Saul is the middle of three daughters, all of whom, she said, were diagnosed with having a breast cancer gene. She said her older sister survived breast cancer when she was in her 30s.

Saul said she "had always thought that (breast cancer) would do me in," but she came to learn that the nonsmoker's lung cancer with which she was diagnosed accounts for more deaths of younger women than breast cancer and ovarian cancer combined.

According to the Internet Web site of the Chicago-based Lungevity Foundation, lung cancer is the leading cause of cancer deaths in the United States, accounting for approximately 29 percent of all cancer deaths.

According to the information provided on the Web site, approximately 50 percent of people who are diagnosed with lung cancer have either never smoked or were former smokers.

The foundation states that lung cancer kills more Americans each year than breast, prostate, colorectal and pancreatic cancers combined, and strikes more than three times as many men each year than prostate cancer and more women each year than breast, ovarian, uterine and cervical cancers combined.

Yet, Saul said, lung cancer remains severely under-researched due, she believes, to the fact that no one pushes for lung cancer research because the perception of people who have the disease is that "they brought it on themselves" by being smokers. That brings her back to her belief that there is a stigma attached to a lung cancer diagnosis.

"It's unfortunate that stigma is attached" to the disease, she said.

Since being diagnosed with lung cancer Saul said she has learned what it means to take each day as it comes, but she does so now with a concentration on maintaining the best mental attitude she can.
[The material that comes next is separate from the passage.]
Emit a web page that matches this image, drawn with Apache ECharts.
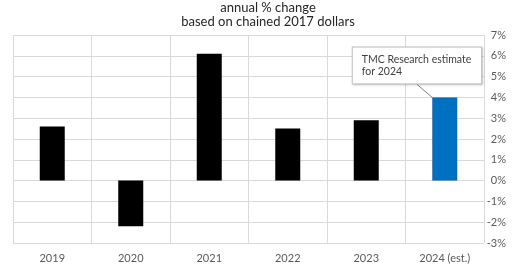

That is how she copes with the reality of her situation - by accepting it, but not surrendering to it.

Saul said her doctors were very honest with her from the beginning and she believes that helped her maintain the proper perspective. She also said the discovery and use of cutting-edge drugs seem to be working well for her and offer hope where none existed as recently as five years ago.

"I will never be cured, but I can manage the disease," she said.

In addition to receiving chemotherapy which targets the cancer, Saul also sees a mental health therapist. She continues to work part time as a travel agent.

Saul said she and her husband, David, do not dwell on the situation and he, too, takes one day at a time as do her two sons. She said her sons are aware of her disease and the prognosis.

"I'm going to die, whether it will be six months from now or a year from now, I don't know, no one knows," she said. "They know my treatment schedule and they deal with it, but we don't dwell on it. There's not a day that goes by that I don't think of it. It's like a cloud over my head, but I don't vocalize about it with them every day."

However, Saul said she tries to keep life as normal as possible for her boys, Andrew, 13, and Ethan, 9.

"That's key. To keep everything as normal as possible," she said.

The Manalapan resident said she hopes that by telling her story it will spur people to change their attitude and prejudice about people who have lung cancer, and lead to a better understanding and increased attention for research aimed at not only cures for lung cancer, but a study aimed at remediating or eliminating the environmental causes of the disease.

Saul said she decided to tell her story not only to enlighten people in general about the disease, but also in an effort to help spark research into the causes of the disease.

"It's a hard story (to tell), but I want my life's journey to count for something," she said.